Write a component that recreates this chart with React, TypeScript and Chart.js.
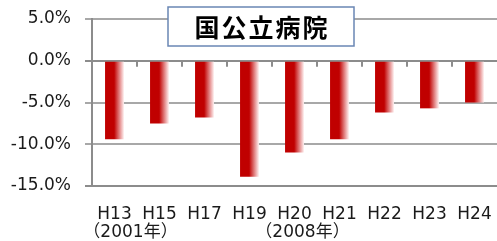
import React, { useEffect, useRef } from 'react';
import { Chart, registerables } from 'chart.js';

Chart.register(...registerables);

const periods = ['H13', 'H15', 'H17', 'H19', 'H20', 'H21', 'H22', 'H23', 'H24'];
const yearNotes = ['（2001年）', '', '', '', '（2008年）', '', '', '', ''];
const changeRates = [-9.4, -7.5, -6.8, -13.9, -11.0, -9.4, -6.2, -5.7, -5.0];
const yMin = -15;
const yMax = 5;
const yStep = 5;
const title = '国公立病院';

const FONT = '"DejaVu Sans", "Noto Sans CJK JP", sans-serif';
const BAR_PCT = 0.42;

const barGradient = (c: any) => {
  const chart = c.chart;
  const xs = chart.scales && chart.scales.x;
  if (!xs || c.dataIndex === undefined || !chart.chartArea) return '#C00000';
  const cx = xs.getPixelForValue(c.dataIndex);
  const w = (xs.width / periods.length) * BAR_PCT;
  const g = chart.ctx.createLinearGradient(cx - w / 2, 0, cx + w / 2, 0);
  g.addColorStop(0, '#C00000');
  g.addColorStop(0.48, '#C00000');
  g.addColorStop(1, '#FFF2F2');
  return g;
};

const decorPlugin = {
  id: 'decor',
  beforeDatasetsDraw(chart: any) {
    const ctx = chart.ctx;
    const xs = chart.scales.x;
    const ys = chart.scales.y;
    const zeroY = ys.getPixelForValue(0);
    ctx.save();
    ctx.strokeStyle = '#8c8c8c';
    ctx.lineWidth = 2;
    for (let i = 1; i < periods.length; i++) {
      const bx = (xs.getPixelForValue(i - 1) + xs.getPixelForValue(i)) / 2;
      ctx.beginPath();
      ctx.moveTo(bx, zeroY);
      ctx.lineTo(bx, zeroY + 6);
      ctx.stroke();
    }
    ctx.restore();
  },
  afterDraw(chart: any) {
    const ctx = chart.ctx;
    const xs = chart.scales.x;
    // year notes under the category labels
    ctx.save();
    ctx.fillStyle = '#1a1a1a';
    ctx.font = '17px "DejaVu Sans", "Noto Sans CJK JP", sans-serif';
    ctx.textAlign = 'center';
    ctx.textBaseline = 'top';
    yearNotes.forEach((note, i) => {
      if (!note) return;
      const shift = i === 0 ? 16 : 8;
      ctx.fillText(note, xs.getPixelForValue(i) + shift, chart.chartArea.bottom + 38);
    });
    ctx.restore();

    // title box
    const left = chart.chartArea.left + 76;
    const top = 7;
    const w = 186;
    const h = 39;
    ctx.save();
    ctx.fillStyle = '#ffffff';
    ctx.fillRect(left, top, w, h);
    ctx.strokeStyle = '#6a86b4';
    ctx.lineWidth = 1.5;
    ctx.strokeRect(left, top, w, h);
    ctx.fillStyle = '#000000';
    ctx.font = 'bold 25px "Noto Sans CJK JP", sans-serif';
    (ctx as any).letterSpacing = '2px';
    ctx.textAlign = 'center';
    ctx.textBaseline = 'middle';
    ctx.fillText(title, left + w / 2 + 1, top + h / 2 + 1);
    ctx.restore();
  },
};

export default function App() {
  const canvasRef = useRef<HTMLCanvasElement | null>(null);

  useEffect(() => {
    if (!canvasRef.current) return;
    const chart = new Chart(canvasRef.current, {
      type: 'bar',
      data: {
        labels: periods,
        datasets: [
          {
            data: changeRates,
            backgroundColor: barGradient,
            borderWidth: 0,
            barPercentage: BAR_PCT,
            categoryPercentage: 1,
          },
        ],
      },
      options: {
        animation: false,
        responsive: true,
        maintainAspectRatio: false,
        devicePixelRatio: 1,
        layout: { padding: { top: 19, right: 0, bottom: 0, left: 0 } },
        plugins: {
          legend: { display: false },
          tooltip: { enabled: false },
          title: { display: false },
        },
        scales: {
          x: {
            offset: true,
            grid: { display: false, drawTicks: false },
            border: { display: true, color: '#8c8c8c', width: 2 },
            ticks: {
              color: '#1a1a1a',
              font: { family: FONT, size: 17 },
              padding: 18,
              maxRotation: 0,
              minRotation: 0,
              autoSkip: false,
            },
            afterFit: (scale: any) => {
              scale.height = 55;
              scale.paddingLeft = 0;
              scale.paddingRight = 0;
            },
          },
          y: {
            min: yMin,
            max: yMax,
            grid: {
              color: (c: any) => (c.tick && (c.tick.value === 0 || c.tick.value === yMin) ? '#8c8c8c' : '#a8a8a8'),
              lineWidth: 2,
              tickLength: 7,
              drawTicks: true,
            },
            border: { display: true, color: '#8c8c8c', width: 2 },
            ticks: {
              stepSize: yStep,
              color: '#1a1a1a',
              font: { family: FONT, size: 17 },
              padding: 14,
              callback: (v: any) => Number(v).toFixed(1) + '%',
            },
            afterFit: (scale: any) => {
              scale.width = 92;
              scale.paddingTop = 0;
              scale.paddingBottom = 0;
            },
          },
        },
      },
      plugins: [decorPlugin],
    });
    return () => chart.destroy();
  }, []);

  return (
    <div style={{ position: 'fixed', left: 0, top: 0, width: 497, height: 241, overflow: 'hidden', background: '#fff' }}>
      <canvas ref={canvasRef} />
    </div>
  );
}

→ **WRITTEN EXERCISE**:
Omit any images, then output the listing exactly.

→ **OUTPUT FOR THIS EXERCISE**:
Write a component that recreates this chart with React, TypeScript and Chart.js.
import React, { useEffect, useRef } from 'react';
import { Chart, registerables } from 'chart.js';

Chart.register(...registerables);

const periods = ['H13', 'H15', 'H17', 'H19', 'H20', 'H21', 'H22', 'H23', 'H24'];
const yearNotes = ['（2001年）', '', '', '', '（2008年）', '', '', '', ''];
const changeRates = [-9.4, -7.5, -6.8, -13.9, -11.0, -9.4, -6.2, -5.7, -5.0];
const yMin = -15;
const yMax = 5;
const yStep = 5;
const title = '国公立病院';

const FONT = '"DejaVu Sans", "Noto Sans CJK JP", sans-serif';
const BAR_PCT = 0.42;

const barGradient = (c: any) => {
  const chart = c.chart;
  const xs = chart.scales && chart.scales.x;
  if (!xs || c.dataIndex === undefined || !chart.chartArea) return '#C00000';
  const cx = xs.getPixelForValue(c.dataIndex);
  const w = (xs.width / periods.length) * BAR_PCT;
  const g = chart.ctx.createLinearGradient(cx - w / 2, 0, cx + w / 2, 0);
  g.addColorStop(0, '#C00000');
  g.addColorStop(0.48, '#C00000');
  g.addColorStop(1, '#FFF2F2');
  return g;
};

const decorPlugin = {
  id: 'decor',
  beforeDatasetsDraw(chart: any) {
    const ctx = chart.ctx;
    const xs = chart.scales.x;
    const ys = chart.scales.y;
    const zeroY = ys.getPixelForValue(0);
    ctx.save();
    ctx.strokeStyle = '#8c8c8c';
    ctx.lineWidth = 2;
    for (let i = 1; i < periods.length; i++) {
      const bx = (xs.getPixelForValue(i - 1) + xs.getPixelForValue(i)) / 2;
      ctx.beginPath();
      ctx.moveTo(bx, zeroY);
      ctx.lineTo(bx, zeroY + 6);
      ctx.stroke();
    }
    ctx.restore();
  },
  afterDraw(chart: any) {
    const ctx = chart.ctx;
    const xs = chart.scales.x;
    // year notes under the category labels
    ctx.save();
    ctx.fillStyle = '#1a1a1a';
    ctx.font = '17px "DejaVu Sans", "Noto Sans CJK JP", sans-serif';
    ctx.textAlign = 'center';
    ctx.textBaseline = 'top';
    yearNotes.forEach((note, i) => {
      if (!note) return;
      const shift = i === 0 ? 16 : 8;
      ctx.fillText(note, xs.getPixelForValue(i) + shift, chart.chartArea.bottom + 38);
    });
    ctx.restore();

    // title box
    const left = chart.chartArea.left + 76;
    const top = 7;
    const w = 186;
    const h = 39;
    ctx.save();
    ctx.fillStyle = '#ffffff';
    ctx.fillRect(left, top, w, h);
    ctx.strokeStyle = '#6a86b4';
    ctx.lineWidth = 1.5;
    ctx.strokeRect(left, top, w, h);
    ctx.fillStyle = '#000000';
    ctx.font = 'bold 25px "Noto Sans CJK JP", sans-serif';
    (ctx as any).letterSpacing = '2px';
    ctx.textAlign = 'center';
    ctx.textBaseline = 'middle';
    ctx.fillText(title, left + w / 2 + 1, top + h / 2 + 1);
    ctx.restore();
  },
};

export default function App() {
  const canvasRef = useRef<HTMLCanvasElement | null>(null);

  useEffect(() => {
    if (!canvasRef.current) return;
    const chart = new Chart(canvasRef.current, {
      type: 'bar',
      data: {
        labels: periods,
        datasets: [
          {
            data: changeRates,
            backgroundColor: barGradient,
            borderWidth: 0,
            barPercentage: BAR_PCT,
            categoryPercentage: 1,
          },
        ],
      },
      options: {
        animation: false,
        responsive: true,
        maintainAspectRatio: false,
        devicePixelRatio: 1,
        layout: { padding: { top: 19, right: 0, bottom: 0, left: 0 } },
        plugins: {
          legend: { display: false },
          tooltip: { enabled: false },
          title: { display: false },
        },
        scales: {
          x: {
            offset: true,
            grid: { display: false, drawTicks: false },
            border: { display: true, color: '#8c8c8c', width: 2 },
            ticks: {
              color: '#1a1a1a',
              font: { family: FONT, size: 17 },
              padding: 18,
              maxRotation: 0,
              minRotation: 0,
              autoSkip: false,
            },
            afterFit: (scale: any) => {
              scale.height = 55;
              scale.paddingLeft = 0;
              scale.paddingRight = 0;
            },
          },
          y: {
            min: yMin,
            max: yMax,
            grid: {
              color: (c: any) => (c.tick && (c.tick.value === 0 || c.tick.value === yMin) ? '#8c8c8c' : '#a8a8a8'),
              lineWidth: 2,
              tickLength: 7,
              drawTicks: true,
            },
            border: { display: true, color: '#8c8c8c', width: 2 },
            ticks: {
              stepSize: yStep,
              color: '#1a1a1a',
              font: { family: FONT, size: 17 },
              padding: 14,
              callback: (v: any) => Number(v).toFixed(1) + '%',
            },
            afterFit: (scale: any) => {
              scale.width = 92;
              scale.paddingTop = 0;
              scale.paddingBottom = 0;
            },
          },
        },
      },
      plugins: [decorPlugin],
    });
    return () => chart.destroy();
  }, []);

  return (
    <div style={{ position: 'fixed', left: 0, top: 0, width: 497, height: 241, overflow: 'hidden', background: '#fff' }}>
      <canvas ref={canvasRef} />
    </div>
  );
}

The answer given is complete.